SUKABUMIUPDATE.com - Film Joker yang dibintangi Joaquin Phoenix mencuri perhatian publik, dari cerita maupun akting para pemerannya. Film yang sedang tayang di bioskop di Indonesia ini termasuk kategori R (restricted). Artinya, film ini adalah film dewasa yang berisi konten kekerasan. Film dengan rating R, hanya boleh ditonton mereka yang berusia 17 tahun ke atas.
Beberapa orang tua mengira film joker ini adalah sebuah film superhero. Padahal, cerita film ini lebih menitikberatkan pada penyakit mental dan latar belakang seorang tokoh antagonis, serta kekerasan yang mengelilinginya. Lantas, bagaimana pengaruhnya jika anak terpapar konten kekerasan?

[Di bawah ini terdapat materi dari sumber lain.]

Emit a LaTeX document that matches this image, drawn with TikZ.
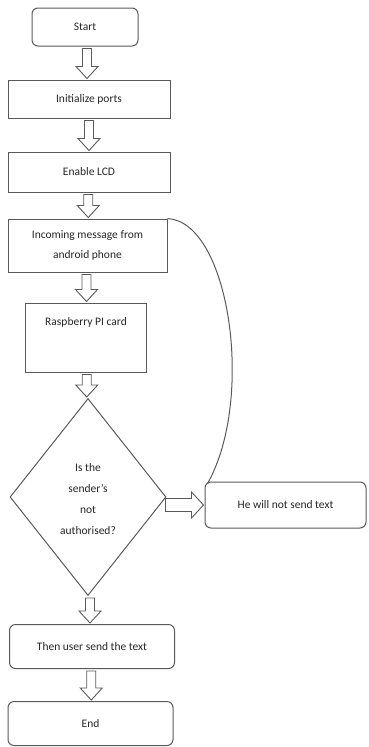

Banyak penelitian yang dilakukan untuk melihat hubungan antara konten kekerasan pada perilaku anak. Hasilnya, paparan konten kekerasan yang diterima anak, dapat memicu berbagai kondisi fisik maupun mental pada anak, seperti perilaku agresif, perilaku kasar, bullying, ketidakpekaan terhadap kekerasan, ketakutan, depresi, mimpi buruk dan gangguan tidur.
Film Joker adalah film dewasa, yang berisi banyak adegan kekerasan. Karakter Arthur, yang merupakan cikal bakal sang penjahat, adalah sosok yang disebut memiliki beberapa kondisi mental, yang kerap menerima kekerasan secara fisik maupun mental oleh orang-orang di sekitarnya. Latar belakang cerita film ini begitu gelap dan sesak untuk ditonton seorang anak. Itulah alasannya, film Joker diberi rating R. Film ini memang terlalu berisiko untuk dicerna seorang anak.
Di usia anak-anak, otak bisa diibaratkan seperti spons, yang mampu menyerap berbagai informasi, tanpa kemampuan memilah yang memadai. Anak akan terpengaruh oleh tontonannya, karena anak belajar dengan cara observasi, imitasi, dan adopsi perilaku. Anak yang berusia kurang dari delapan tahun, belum bisa membedakan, kenyataan dari dunia khayalan. Sehingga di usia-usia ini, anak sangat “rapuh” dan berisiko terkena dampak dari kekerasan yang ditontonnya.
Hal ini senada dengan salah satu hasil penelitian yang dilakukan untuk melihat dampak penggunaan pistol di film dengan ketertarikan anak dengan senjata ini. Hasilnya, anak yang menonton film yang memiliki adegan menembakkan pistol, lebih tertarik memainkan senjata ini, dibandingkan dengan yang tidak menontonnya. Anak yang menontonnya, juga jauh lebih banyak yang menarik pelatuk saat memainkannya. Sementara itu, tidak satu pun anak yang tidak menonton film itu, yang menarik pelatuknya.
Dampak menonton film Joker pun tidak hanya terasa pada anak-anak. Orang-orang dewasa, terutama yang memiliki riwayat penyakit mental, merasa film ini bisa menjadi trigger atau pemicu munculnya kembali kondisi mental mereka, seperti gangguan kecemasan dan depresi.
Lalu, apakah setiap anak yang menonton film Joker pasti akan menerima dampak yang serupa? Belum tentu. Namun sebaiknya, risiko tersebut tetap dihindari, bukan? Untuk membatasi anak dari paparan konten-konten yang tidak sesuai dengan usianya, berikut ini langkah yang bisa Anda lakukan.
1. Jangan berikan akses Internet, televisi, maupun video game di kamar anak. Berikan akses tersebut di ruang keluarga, maupun tempat lain yang lebih mudah diawasi.
2. Dampingi anak saat ia ingin menonton film atau acara televisi tertentu.
3. Batasi waktu menonton, hanya 1-2 jam per hari.
4. Jauhkan anak yang berusia di bawah 2 tahun, dari paparan tontonan, baik film maupun acara televisi.
5. Jelaskan kepada anak secara jujur bahwa menonton film kekerasan tidak sehat untuk anak Anda.
Perlu diingat, untuk anak berusia di bawah dua tahun, bahkan konten yang disebut konten edukasi pun belum tepat untuk diberikan. Stimulasi terbaik yang bisa didapatkan anak adalah dengan berinteraksi secara langsung dengan orang-orang di sekitarnya.